A Second is a Hiccup:
A Child’s Book of Time

Written by Hazel Hutchins
and illustrated by Kady MacDonald Denton
Arthur A. Levine Books
March 2007
(library copy)

Take the nebulous and abstract concept of time and explain it using entertaining, child-centered analogies, and you’ve got this fetching title from Hazel Hutchins and Kady MacDonald Denton, sub-titled A Child’s Book of Time and written in rhyming text. “How long is a second?” it opens. “A second is a hiccup — The time it takes to kiss your mom/ Or jump a rope/ Or turn around.” Moving on to minutes and continuing with hours, days, weeks, months, and years, Hutchins packs each rhyme with tremendous child appeal, including verses about building sand-castles and running through a sprinkly shower (you can do that in an hour); falling and scraping a shin (“{i}n a month there’s brand-new skin”); and growing right out of old shoes along with the “{h}olidays of every kind / Linked together in a line / When your birthday’s almost here, / You are older / By a year!” Denton’s breezy watercolor illustrations are full of cheer and many details to see and discuss. She often will give you a bold, beautiful splash of color (that still manages not to overwhelm a composition) where you least expect it (a father playing banjo for his son but with a vibrant blue surrounding him to bring focus); there couldn’t possibly be a better match for Hutchins’ text. Coming around full-circle on the final page with “{a} second is a hiccup,” it makes for an enjoyable trip around a year, stopping to note all the time markers within in a way that will fascinate young children.

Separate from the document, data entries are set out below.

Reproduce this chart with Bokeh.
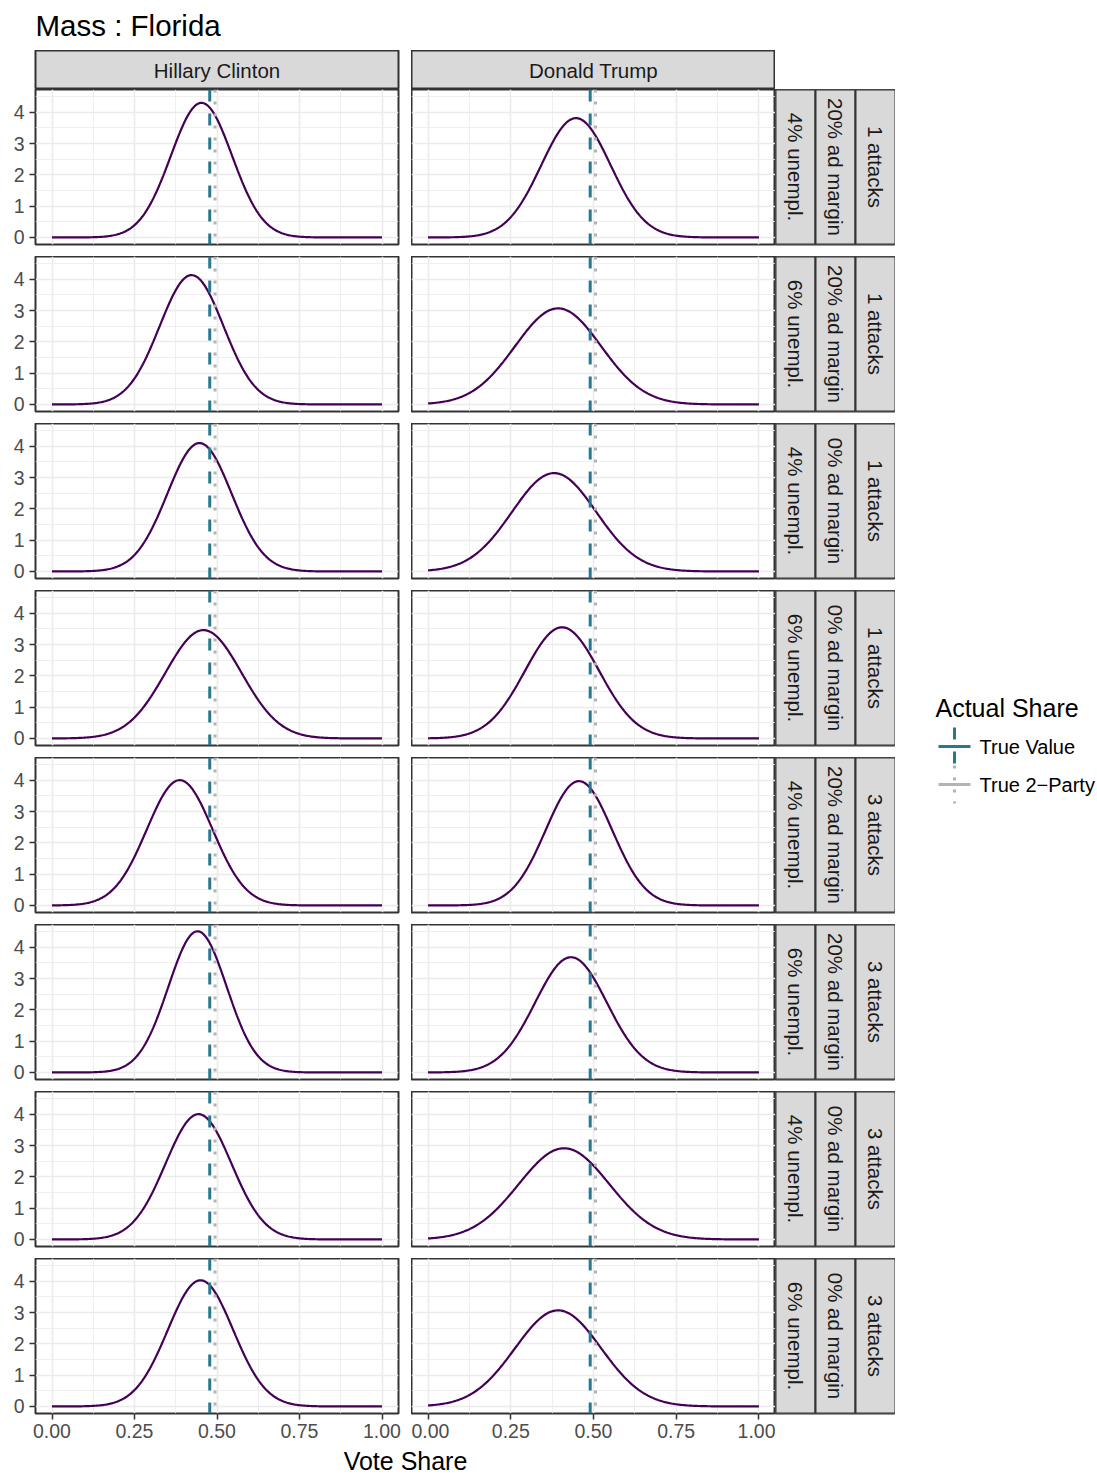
import numpy as np
from bokeh.plotting import figure
from bokeh.layouts import gridplot, column, row
from bokeh.models import Range1d, FixedTicker, Span
from bokeh.core.properties import value
from bokeh.embed import file_html
from bokeh.resources import INLINE

# ---------------- data ----------------
title_text = "Mass : Florida"
candidates = ["Hillary Clinton", "Donald Trump"]
unempl = ["4% unempl.", "6% unempl.", "4% unempl.", "6% unempl.",
          "4% unempl.", "6% unempl.", "4% unempl.", "6% unempl."]
ad_margin = ["20% ad margin", "20% ad margin", "0% ad margin", "0% ad margin",
             "20% ad margin", "20% ad margin", "0% ad margin", "0% ad margin"]
attacks = ["1 attacks", "1 attacks", "1 attacks", "1 attacks",
           "3 attacks", "3 attacks", "3 attacks", "3 attacks"]
# normal density parameters (mean, sd) read from each facet
clinton_mean = [0.453, 0.423, 0.447, 0.459, 0.387, 0.441, 0.444, 0.450]
clinton_sd = [0.0928, 0.0966, 0.0973, 0.1153, 0.0997, 0.0885, 0.0997, 0.0990]
trump_mean = [0.447, 0.393, 0.381, 0.405, 0.456, 0.432, 0.411, 0.393]
trump_sd = [0.1047, 0.1300, 0.1270, 0.1124, 0.1005, 0.1084, 0.1370, 0.1300]
true_value = [0.478, 0.490]
true_two_party = [0.494, 0.506]
x_ticks = [0.0, 0.25, 0.5, 0.75, 1.0]
x_tick_labels = ["0.00", "0.25", "0.50", "0.75", "1.00"]
x_minor = [0.125, 0.375, 0.625, 0.875]
y_ticks = [0, 1, 2, 3, 4]
y_tick_labels = ["0", "1", "2", "3", "4"]
y_minor = [0.5, 1.5, 2.5, 3.5, 4.5]
legend_title = "Actual Share"
legend_labels = ["True Value", "True 2\u2212Party"]
x_axis_title = "Vote Share"

# ---------------- style ----------------
FONT = value("Liberation Sans")
FONT_S = "Liberation Sans"
LINE_COL = "#440154"
TV_COL = "#2A788E"
TP_COL = "#B3B3B3"
STRIP_BG = "#D9D9D9"
BORDER = "#333333"
GRID = "#EBEBEB"
LEFT_PAD = 35
STRIP_FS = "20.5px"

xs = np.linspace(0, 1, 301)


def density(m, s):
    return np.exp(-0.5 * ((xs - m) / s) ** 2) / (s * np.sqrt(2 * np.pi))


def base_fig(fw, fh, **kw):
    p = figure(frame_width=fw, frame_height=fh, output_backend="svg",
               toolbar_location=None, tools="", **kw)
    p.border_fill_color = "white"
    return p


def panel(ci, ri):
    left = ci == 0
    bottom = ri == 7
    p = base_fig(363 if left else 364, 155,
                 x_range=Range1d(-0.05, 1.05), y_range=Range1d(-0.225, 4.725),
                 min_border_left=LEFT_PAD if left else 0, min_border_right=13 if left else 0,
                 min_border_top=0, min_border_bottom=34 if bottom else 12)
    p.background_fill_color = "white"
    p.outline_line_color = BORDER
    p.outline_line_width = 2
    p.xaxis.ticker = FixedTicker(ticks=x_ticks, minor_ticks=x_minor)
    p.yaxis.ticker = FixedTicker(ticks=y_ticks, minor_ticks=y_minor)
    p.xaxis.major_label_overrides = dict(zip(x_ticks, x_tick_labels))
    p.yaxis.major_label_overrides = dict(zip(y_ticks, y_tick_labels))
    for ax in (p.xaxis, p.yaxis):
        ax.axis_line_color = None
        ax.minor_tick_line_color = None
        ax.major_tick_line_color = BORDER
        ax.major_tick_line_width = 1.5
        ax.major_tick_in = 0
        ax.major_tick_out = 6
        ax.major_label_text_font = FONT_S
        ax.major_label_text_font_size = "19.5px"
        ax.major_label_text_color = "#4D4D4D"
    p.xaxis.major_label_standoff = 4
    p.yaxis.major_label_standoff = 5
    p.xaxis.visible = bottom
    p.yaxis.visible = left
    for g in (p.xgrid, p.ygrid):
        g.grid_line_color = GRID
        g.grid_line_width = 1.6
        g.minor_grid_line_color = GRID
        g.minor_grid_line_width = 0.8
    if ci == 0:
        ys = density(clinton_mean[ri], clinton_sd[ri])
    else:
        ys = density(trump_mean[ri], trump_sd[ri])
    p.line(xs, ys, line_color=LINE_COL, line_width=2.2)
    p.add_layout(Span(location=true_value[ci], dimension="height",
                      line_color=TV_COL, line_width=3, line_dash="12 12"))
    p.add_layout(Span(location=true_two_party[ci], dimension="height",
                      line_color=TP_COL, line_width=3, line_dash="3 9"))
    return p


def top_strip(ci):
    left = ci == 0
    p = base_fig(363 if left else 364, 39,
                 x_range=Range1d(0, 1), y_range=Range1d(0, 1),
                 x_axis_type=None, y_axis_type=None,
                 min_border_left=LEFT_PAD if left else 0, min_border_right=13 if left else 0,
                 min_border_top=0, min_border_bottom=0)
    p.background_fill_color = STRIP_BG
    p.outline_line_color = BORDER
    p.outline_line_width = 2
    p.text(x=[0.5], y=[0.5], text=[candidates[ci]], text_align="center",
           text_baseline="middle", text_font=FONT, text_font_size=STRIP_FS,
           text_color="#1A1A1A")
    return p


def right_strip(ri):
    p = base_fig(120, 155, x_range=Range1d(0, 3), y_range=Range1d(0, 1),
                 x_axis_type=None, y_axis_type=None,
                 min_border_left=0, min_border_right=0, min_border_top=0,
                 min_border_bottom=34 if ri == 7 else 12)
    p.background_fill_color = STRIP_BG
    p.outline_line_color = BORDER
    p.outline_line_width = 2
    p.quad(left=[0, 1, 2], right=[1, 2, 3], top=[1, 1, 1], bottom=[0, 0, 0],
           fill_color=STRIP_BG, line_color=BORDER, line_width=2)
    p.text(x=[0.5, 1.5, 2.5], y=[0.5, 0.5, 0.5],
           text=[unempl[ri], ad_margin[ri], attacks[ri]],
           angle=-np.pi / 2, text_align="center", text_baseline="middle",
           text_font=FONT, text_font_size=STRIP_FS, text_color="#1A1A1A")
    return p


rows = [[top_strip(0), top_strip(1), None]]
for ri in range(8):
    rows.append([panel(0, ri), panel(1, ri), right_strip(ri)])
grid = gridplot(rows, toolbar_location=None)

LW = 895  # width of the facet block

# title
TH = 50
tf = base_fig(LW, TH, x_range=Range1d(0, LW), y_range=Range1d(0, TH),
              x_axis_type=None, y_axis_type=None, min_border=0)
tf.outline_line_color = None
tf.text(x=[35], y=[TH - 25], text=[title_text], text_align="left",
        text_baseline="middle", text_font=FONT, text_font_size="29.5px",
        text_color="black")

# x axis title
XH = 27
xf = base_fig(LW, XH, x_range=Range1d(0, LW), y_range=Range1d(0, XH),
              x_axis_type=None, y_axis_type=None, min_border=0)
xf.outline_line_color = None
xf.text(x=[405], y=[XH - 13], text=[x_axis_title], text_align="center",
        text_baseline="middle", text_font=FONT, text_font_size="25px",
        text_color="black")

# legend
LH = 1474
LWID = 1097 - LW
lf = base_fig(LWID, LH, x_range=Range1d(0, LWID), y_range=Range1d(0, LH),
              x_axis_type=None, y_axis_type=None, min_border=0)
lf.outline_line_color = None
lf.text(x=[40], y=[LH - 707], text=[legend_title], text_align="left",
        text_baseline="middle", text_font=FONT, text_font_size="25px",
        text_color="black")
key_cy = [LH - 746, LH - 784]
lf.segment(x0=[43], y0=[key_cy[0]], x1=[75], y1=[key_cy[0]], line_color=TV_COL, line_width=3)
lf.segment(x0=[59], y0=[key_cy[0] + 19], x1=[59], y1=[key_cy[0] - 19],
           line_color=TV_COL, line_width=3, line_dash="12 12")
lf.segment(x0=[43], y0=[key_cy[1]], x1=[75], y1=[key_cy[1]], line_color=TP_COL, line_width=3)
lf.segment(x0=[59], y0=[key_cy[1] + 19], x1=[59], y1=[key_cy[1] - 19],
           line_color=TP_COL, line_width=3, line_dash="3 9")
lf.text(x=[84, 84], y=key_cy, text=legend_labels, text_align="left",
        text_baseline="middle", text_font=FONT, text_font_size="20px",
        text_color="black")

layout = row(column(tf, grid, xf), lf)

open("out.html", "w").write(file_html(layout, INLINE))
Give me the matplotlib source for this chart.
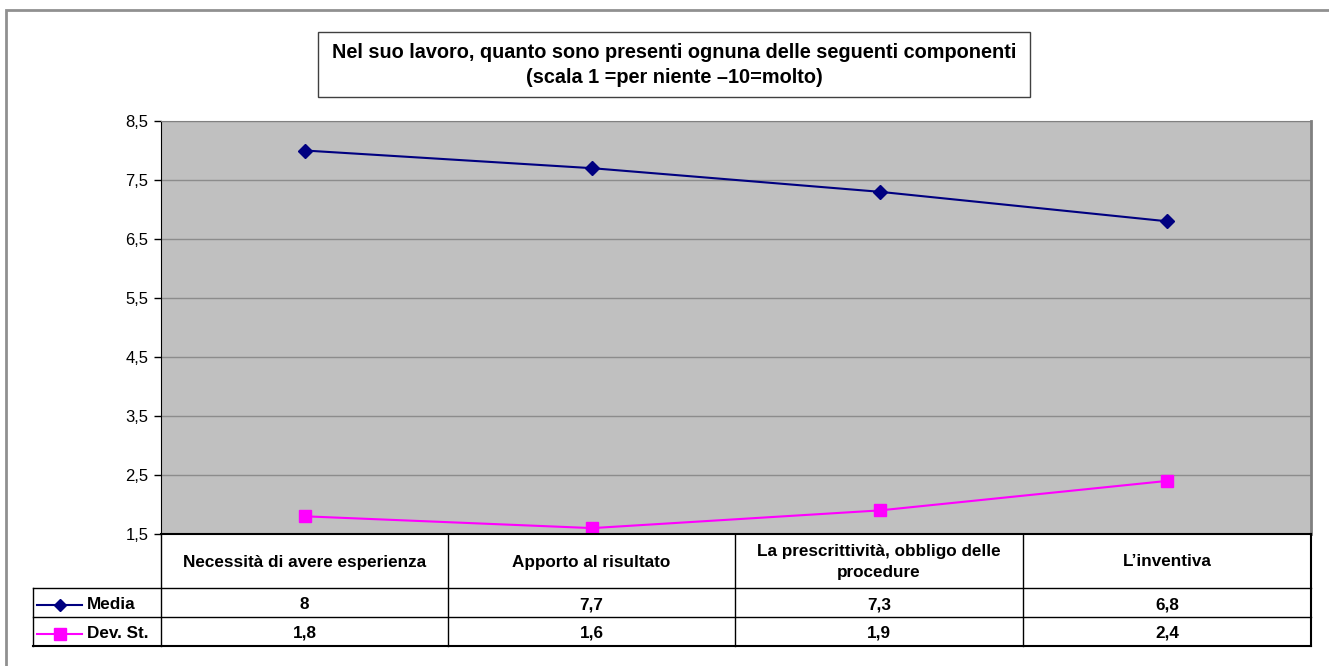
import matplotlib.pyplot as plt
from matplotlib.patches import Rectangle
from matplotlib.lines import Line2D

categories = ["Necessità di avere esperienza", "Apporto al risultato",
              "La prescrittività, obbligo delle\nprocedure", "L\u2019inventiva"]
media = [8, 7.7, 7.3, 6.8]
dev_st = [1.8, 1.6, 1.9, 2.4]
media_labels = ["8", "7,7", "7,3", "6,8"]
dev_labels = ["1,8", "1,6", "1,9", "2,4"]
yticks = [1.5, 2.5, 3.5, 4.5, 5.5, 6.5, 7.5, 8.5]

W, H = 1329, 666
plt.rcParams['font.family'] = ['Liberation Sans', 'DejaVu Sans']
fig = plt.figure(figsize=(W / 100, H / 100), dpi=100)


def fx(px):
    return px / W


def fy(py):
    return 1 - py / H


# outer frame (runs off the right and bottom edges)
fig.patches.append(Rectangle((fx(6), fy(700)), fx(1360), 690 / H, transform=fig.transFigure,
                             fill=False, edgecolor='#909090', lw=2, clip_on=False))

# plot area
left, right, top, bot = 161, 1311, 121, 534
ax = fig.add_axes([fx(left), fy(bot), fx(right - left), (bot - top) / H])
ax.set_facecolor('#C0C0C0')
x = range(len(categories))
ax.plot(x, media, color='#000080', marker='D', markersize=7, lw=1.5)
ax.plot(x, dev_st, color='#FF00FF', marker='s', markersize=8, lw=1.5)
ax.set_xlim(-0.5, len(categories) - 0.5)
ax.set_ylim(1.5, 8.5)
ax.set_yticks(yticks)
ax.set_yticklabels([str(v).replace('.', ',') for v in yticks], fontsize=12)
ax.set_xticks([])
ax.grid(axis='y', color='#8c8c8c', lw=1)
ax.set_axisbelow(True)
ax.tick_params(axis='y', length=5, width=1, pad=4)
ax.spines['left'].set_color('black')
ax.spines['bottom'].set_color('black')
ax.spines['bottom'].set_linewidth(1.5)
ax.spines['top'].set_color('#808080')
ax.spines['right'].set_color('#808080')
ax.spines['right'].set_linewidth(2)

# title box
fig.patches.append(Rectangle((fx(318), fy(97)), fx(1030 - 318), 65 / H, transform=fig.transFigure,
                             fill=True, facecolor='white', edgecolor='#404040', lw=1))
fig.text(fx(674), fy(65), "Nel suo lavoro, quanto sono presenti ognuna delle seguenti componenti\n"
         "(scala 1 =per niente \u201310=molto)", ha='center', va='center', fontsize=14.3,
         fontweight='bold', linespacing=1.4)

# data table
cols = [161, 448, 735, 1023, 1311]
rows = [534, 588, 617, 646]
tleft = 33


def hline(y, x0, x1, lw=1):
    fig.lines.append(Line2D([fx(x0), fx(x1)], [fy(y), fy(y)], transform=fig.transFigure,
                            color='black', lw=lw))


def vline(xp, y0, y1, lw=1):
    fig.lines.append(Line2D([fx(xp), fx(xp)], [fy(y0), fy(y1)], transform=fig.transFigure,
                            color='black', lw=lw))


hline(rows[1], tleft, cols[-1])
hline(rows[2], tleft, cols[-1])
hline(rows[3], tleft, cols[-1], lw=1.5)
vline(tleft, rows[1], rows[3])
for c in cols[:-1]:
    vline(c, rows[0], rows[3])
vline(cols[-1], rows[0], rows[3], lw=1.5)

fs = 12.3
for i, cat in enumerate(categories):
    cx = (cols[i] + cols[i + 1]) / 2
    fig.text(fx(cx), fy((rows[0] + rows[1]) / 2 + 1), cat, ha='center', va='center',
             fontsize=fs, fontweight='bold', linespacing=1.45)
    fig.text(fx(cx), fy((rows[1] + rows[2]) / 2 + 2), media_labels[i], ha='center', va='center',
             fontsize=fs, fontweight='bold')
    fig.text(fx(cx), fy((rows[2] + rows[3]) / 2 + 2), dev_labels[i], ha='center', va='center',
             fontsize=fs, fontweight='bold')

# legend keys inside the table
for r, (name, col, mk, ms) in enumerate([("Media", '#000080', 'D', 6), ("Dev. St.", '#FF00FF', 's', 9)]):
    yc = fy((rows[r + 1] + rows[r + 2]) / 2 + 2)
    fig.lines.append(Line2D([fx(37), fx(82)], [yc, yc], transform=fig.transFigure,
                            color=col, lw=1.5))
    fig.lines.append(Line2D([fx(59.5)], [yc], transform=fig.transFigure,
                            color=col, marker=mk, markersize=ms, lw=0))
    fig.text(fx(87), yc, name, ha='left', va='center', fontsize=fs, fontweight='bold')

fig.savefig('out.png', dpi=100)
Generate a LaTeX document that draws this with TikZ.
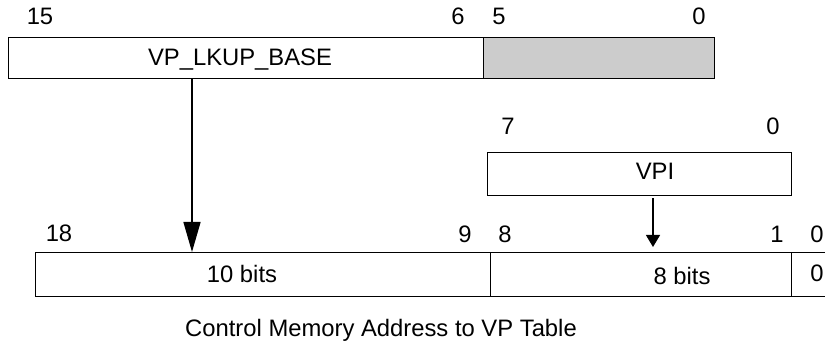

2 comments to “Picture Book Round-Up: Got Meek? Not Daffodil
(Plus, the Little Red Hen Redux and More)”

  1. Okay, this may be my favorite round-up yet, ’cause I haven’t seen any of these in person yet. They all look great. And can I just tell you how much I love Katy MacDonald Denton? Would They Love a Lion? is one of my all-time faves.


  2. Eisha, I’ve never seen that Lion title. Will have to look for it. LOVE her illustrations in A Second is a Hiccup. The entire book has a very Ruth Krauss feel to it.